Most underage workers are migrant children from Central America who have arrived in the US without their parents, it said, pointing at press reports.
The note, called Not a Thing of the Past: Child Labour in the US, used ISS ESG's Norm-Based Research tool to assess companies' adherence to international norms on human rights, labour standards, environmental protection, and anti-corruption. Companies incorporated in the US tend to have lower scores in this area than those incorporated in the EU, it found.
Norm-Based Research data on cases of child labour across geographies illustrate that the US is the only OECD country, besides Turkey, with active child labour cases. The US currently accounts for 4% of all assessed child labour cases globally, while Turkey accounts for 2.4%.
Areas where US companies tend to score poorly are on measures to ensure freedom of association and to facilitate collective bargaining, non-regular employment policies, and measures to enable key suppliers to safeguard labour rights and improve working conditions.

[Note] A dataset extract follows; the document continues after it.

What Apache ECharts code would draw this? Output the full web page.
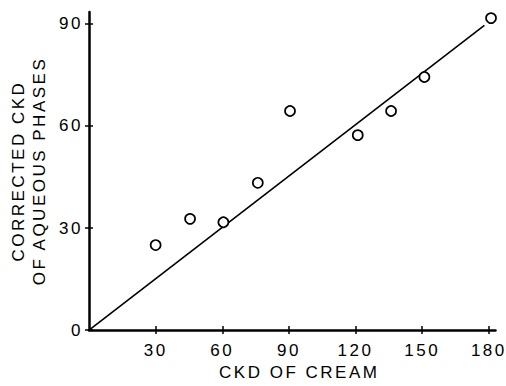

The rising reports of child labour violations come at a time of growing international regulatory pressure on companies to conduct human rights due diligence along their value chains to identify, prevent, mitigate, and account for how they address their impacts on human rights. The US has some initiatives to combat child labour but lacks broader, mandatory human rights due diligence legislation at the federal level.
Meanwhile, the EU's proposed Directive on Corporate Sustainability Due Diligence mandates companies to respect human rights and the environment along their value chains. US companies may fall under the EU directive's human rights due diligence regime if they meet certain thresholds of doing business in the EU.